Desde Espartaco hasta las rebeliones husitas o de los cantones suizos, desde la revolución francesa hasta la rusa, desde la guerra de independencia estadounidense, a su guerra civil o la independencia de Argelia, encontramos ejemplos históricos en los que la violencia conllevó una transformación de la sociedad hacia la consecución de ideales más justos. ¿Idílica? Quien busque en la historia un proceso idílico que se vuelva a los libros de Petete; la historia siempre es sucia, y quien pretende cambiarla se mancha, eso es así. Pero resulta que aquellos que no pretenden mancharse, cuyos elevadísimos conceptos morales y su buenismo les hace creerse por encima de las reglas de la historia, también terminaron manchándose, eso sí, con la sangre de sus propios seguidores; vease Azaña o Allende.
¿Quién puede negar el gran progreso social y político que siguió a la revolución francesa? El fin de las monarquías absolutas, de los privilegios nobiliares en buena parte de europa, el reparto de la tierra y el acceso de los más válidos al estado. ¿Que a Maria Antonieta le cortaron la cabeza? Cuantas Maria Antonietas de piel menos empolvada morían cada día en París víctimas del regimen estamental. ¿Nos vamos a escandalizar por una sola cabeza cuando un sistema mata a miles?

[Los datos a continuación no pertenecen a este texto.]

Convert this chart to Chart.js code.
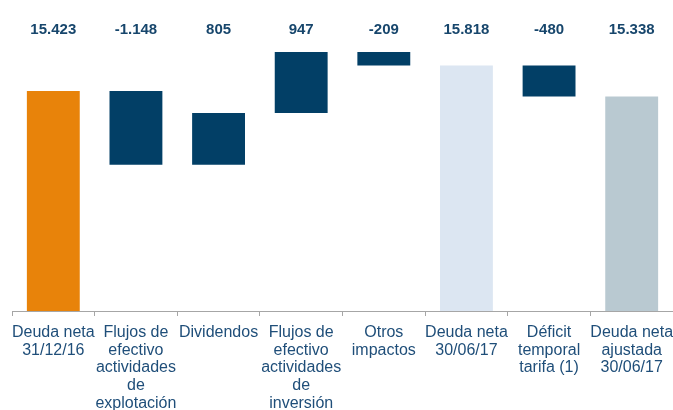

La Revolución Rusa trajo enormes derechos para los trabajadores, no solo en Rusia, sino en el resto del mundo. Hoy los fariseos de la socialdemocracia comienzan a darse cuenta de que su efímero estado del bienestar se sustentaba únicamente en el miedo de los capitalistas a la URSS (o al socialismo), y desaparecida esta, nadie les impide arrebatar todo lo dado, pero que nunca dejó de ser suyo. ¿Que fusilaron a la familia del zar? ¿Y cuantas familias no asesinó el zar para reprimir a los movimientos sociales que pedían un cambio político? Una pequeña injusticia no puede ensombrecer la grandeza de un cambio histórico, no podemos pasearnos por la historia de puntillas con nuestros grandilocuentes criterios morales a cuestas, pque entonces solo caeremos en el ridículo y la incomprensión.
Aunque algunos afirmen que todo lo que tocó la violencia se tornó "injusto", la única certeza es que sin violencia en la historia los desfavorecidos seguirían con una cadena al cuello o vendidos en mercados. La cuestión no es justificar o no moralmente la violencia, la cuestión es si existe una alternativa de acción política válida y eficaz, alternativa que todos (o casi todos) preferiríamos de existir. Cuando analice la cuestión desde esa perspectiva, y presente dicha alternativa (más allá de crear esas mayorías que no garantizan nada, porque si usted afirma que la violencia siempre se tornó injusta, yo puedo afirmar que la confianza depositada en las urnas en partidos "de izquierda" a través de un sistema injusto y de clases siempre se tornó en traición e incumplimiento de las promesas hechas), puede que entonces su artículo sea mínimamente interesante. Mientras tanto no parece ir mucho más allá de una monserga moralizante pronunciada desde el púlpito de lo políticamente correcto.